Man everything seems to have gone to shit. I've had IBS-C for 4 years now , and the symptoms have just gotten worse over time it seems. Going through a rough patch in life seems to have made it all worse. I can't leave the house anymore because of the fear of IBS-C the anxiety and paranoia that I smell bad and that everyone knows, and I think by now they do. Can't sit next to anyone without them covering their noses etc. My family leave me out of events, I really try my hardest. But i've been hopeful for 4 years now and nothing seems to get better. Writing this on New Years Eve at the moment. It's a constant struggle. It seems like all thats been happening is a constant spiral downwards in terms of social interactions, friends and ultimately to do with it getting in the way of medical school. Everything was fine in my life before this. I think i'm starting to come down with depression. There honestly isn't anyone that I can talk to about this. Suicide plays daily on my mind.
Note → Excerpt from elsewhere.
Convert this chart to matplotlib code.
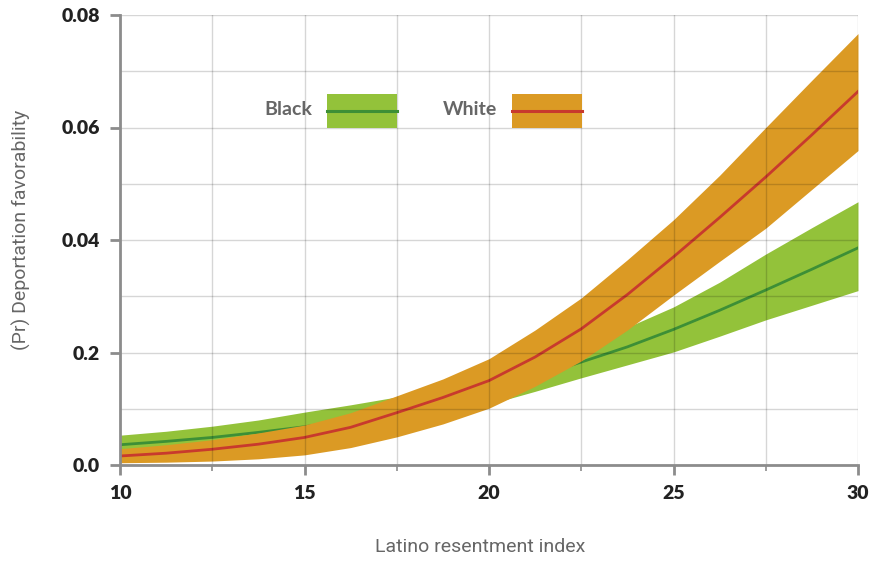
import numpy as np
import matplotlib.pyplot as plt
from matplotlib.patches import Rectangle
from matplotlib.lines import Line2D

# Latino resentment index
x = [10, 11.25, 12.5, 13.75, 15, 16.25, 17.5, 18.75, 20,
     21.25, 22.5, 23.75, 25, 26.25, 27.5, 28.75, 30]

black_mid = [0.0036, 0.0042, 0.0049, 0.0058, 0.0068, 0.0080, 0.0095, 0.0113, 0.0134,
             0.0157, 0.0183, 0.0210, 0.0241, 0.0275, 0.0311, 0.0348, 0.0386]
black_hi = [0.0053, 0.0060, 0.0069, 0.0080, 0.0094, 0.0107, 0.0121, 0.0138, 0.0158,
            0.0183, 0.0212, 0.0245, 0.0281, 0.0325, 0.0375, 0.0422, 0.0468]
black_lo = [0.0020, 0.0024, 0.0030, 0.0037, 0.0045, 0.0057, 0.0072, 0.0089, 0.0108,
            0.0131, 0.0155, 0.0178, 0.0201, 0.0229, 0.0258, 0.0284, 0.0310]

white_mid = [0.0016, 0.0021, 0.0028, 0.0037, 0.0049, 0.0067, 0.0093, 0.0120, 0.0150,
             0.0192, 0.0242, 0.0303, 0.0370, 0.0440, 0.0512, 0.0587, 0.0664]
white_hi = [0.0029, 0.0036, 0.0045, 0.0057, 0.0071, 0.0093, 0.0123, 0.0153, 0.0189,
            0.0240, 0.0297, 0.0365, 0.0436, 0.0515, 0.0600, 0.0684, 0.0767]
white_lo = [0.0004, 0.0005, 0.0007, 0.0011, 0.0018, 0.0031, 0.0050, 0.0073, 0.0101,
            0.0140, 0.0185, 0.0240, 0.0302, 0.0362, 0.0421, 0.0490, 0.0559]

y_ticks = [0.0, 0.02, 0.04, 0.06, 0.08]
y_tick_labels = ['0.0', '0.2', '0.04', '0.06', '0.08']
x_ticks = [10, 15, 20, 25, 30]

green_band = '#93c23a'
green_line = '#3d8f36'
orange_band = '#db9a24'
red_line = '#c83a2d'
spine_grey = '#8c8c8c'

fig = plt.figure(figsize=(8.74, 5.62), dpi=100)
ax = fig.add_axes([120 / 874, 97 / 562, 738 / 874, 450 / 562])

ax.fill_between(x, black_lo, black_hi, color=green_band, lw=0, zorder=1.0)
ax.plot(x, black_mid, color=green_line, lw=2, zorder=1.1)
ax.fill_between(x, white_lo, white_hi, color=orange_band, lw=0, zorder=1.2)
ax.plot(x, white_mid, color=red_line, lw=2, zorder=1.3)

ax.set_xlim(10, 30)
ax.set_ylim(0, 0.08)
ax.set_xticks(x_ticks)
ax.set_xticks([12.5, 17.5, 22.5, 27.5], minor=True)
ax.set_yticks(y_ticks)
ax.set_yticklabels(y_tick_labels)
ax.set_yticks([0.01, 0.03, 0.05, 0.07], minor=True)

ax.set_axisbelow(False)
ax.grid(True, which='both', color='black', alpha=0.16, lw=1)

for s in ['top', 'right']:
    ax.spines[s].set_visible(False)
for s in ['left', 'bottom']:
    ax.spines[s].set_color(spine_grey)
    ax.spines[s].set_linewidth(2)
    ax.spines[s].set_zorder(5)

ax.tick_params(which='major', length=7.5, width=2, color=spine_grey, pad=7,
               labelsize=14, labelcolor='#222222')
ax.tick_params(axis='x', which='minor', length=4, width=1.2, color=spine_grey)
ax.tick_params(axis='y', which='minor', length=0)
for lab in ax.get_xticklabels() + ax.get_yticklabels():
    lab.set_fontfamily('Lato')
    lab.set_fontweight('heavy')

ax.set_xlabel('Latino resentment index', fontsize=14, color='#666666',
              family='Roboto')
ax.set_ylabel('(Pr) Deportation favorability', fontsize=14, color='#666666',
              family='Roboto')
ax.xaxis.set_label_coords(0.488, -0.163)
ax.yaxis.set_label_coords(-0.12, 0.522)

# legend drawn as swatches in axes coordinates
for x0, fc, lc, name in [(0.280, green_band, green_line, 'Black'),
                         (0.531, orange_band, red_line, 'White')]:
    ax.add_patch(Rectangle((x0, 0.7496), 0.0949, 0.0749, transform=ax.transAxes,
                           facecolor=fc, edgecolor='none', zorder=6, clip_on=False))
    ax.add_line(Line2D([x0, x0 + 0.0949], [0.787, 0.787], transform=ax.transAxes,
                       color=lc, lw=2.2, zorder=7))
    ax.text(x0 - 0.02, 0.79, name, transform=ax.transAxes, ha='right', va='center',
            fontsize=14, color='#666666', family='Lato', fontweight='bold')

fig.savefig('out.png', dpi=100)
I can try to be hopeful for 2017.


----------



## dawngrant (Feb 2, 2017)

Hypnosis is most easiest way to get free from anxiety.


----------



## 4williec (Oct 10, 2017)

In my experience with anxiety, which spans over 60 years, the best way to deal with anxiety is realizing what you fear and facing that fear. Often its more than just one thing, action is the same. CBT works for many people and sometimes you might need to take a medication that help to relieve anxiety while you are in the process of getting a handle on the causes. Genetically caused anxiety can be a life long event that you simply have to learn to recognize symptoms, and deal with them.


----------



## Daniel-J (Mar 10, 2020)

I hope you're still with us. These are old messages, but if you're still reading this, tell us how you're doing. Things have changed for the better?


----------